During searches, the ED recovered documents, electronic records, and transaction trails directly linking Goel to illicit payments from CSPL. The proceeds of the crime were allegedly parked in high-value properties, luxury items, and foreign/domestic hotel bookings.
“Goel used shell entities to receive and conceal bribes, and facilitated large-scale diversion of public funds,” said an ED official familiar with the case. “His arrest is based on material evidence that confirms active involvement in criminal conspiracy.”
The fraudulent activities not only caused a huge loss to UCO Bank but also exposed the weaknesses in internal risk and loan evaluation processes within public sector banks, raising serious questions about regulatory oversight.

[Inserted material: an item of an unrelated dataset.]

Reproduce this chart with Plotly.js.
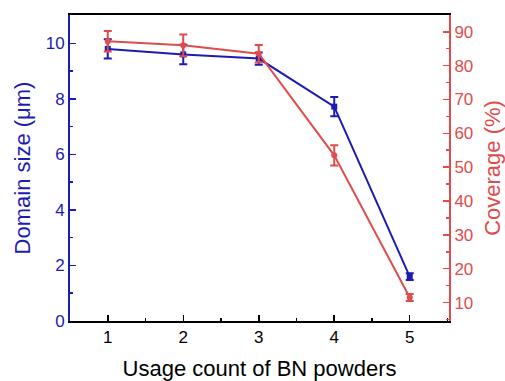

A Systemic Failure or a Lone Act?
While the arrest of Subodh Kumar Goel marks a significant development in the case, experts argue that it’s emblematic of a wider rot in India’s banking system, especially in the public sector. The UCO Bank scandal follows in the footsteps of earlier high-profile frauds involving Punjab National Bank, Yes Bank, and PMC Bank.
Financial analysts suggest that frauds of this magnitude cannot occur without institutional complicity or negligence. Many are now calling for stricter accountability frameworks, especially for senior bank executives, and real-time monitoring of large-value loans.
The ED is expected to file a detailed chargesheet in the coming weeks. Meanwhile, investigations into the role of other officials and the financial network that enabled the fraud are ongoing.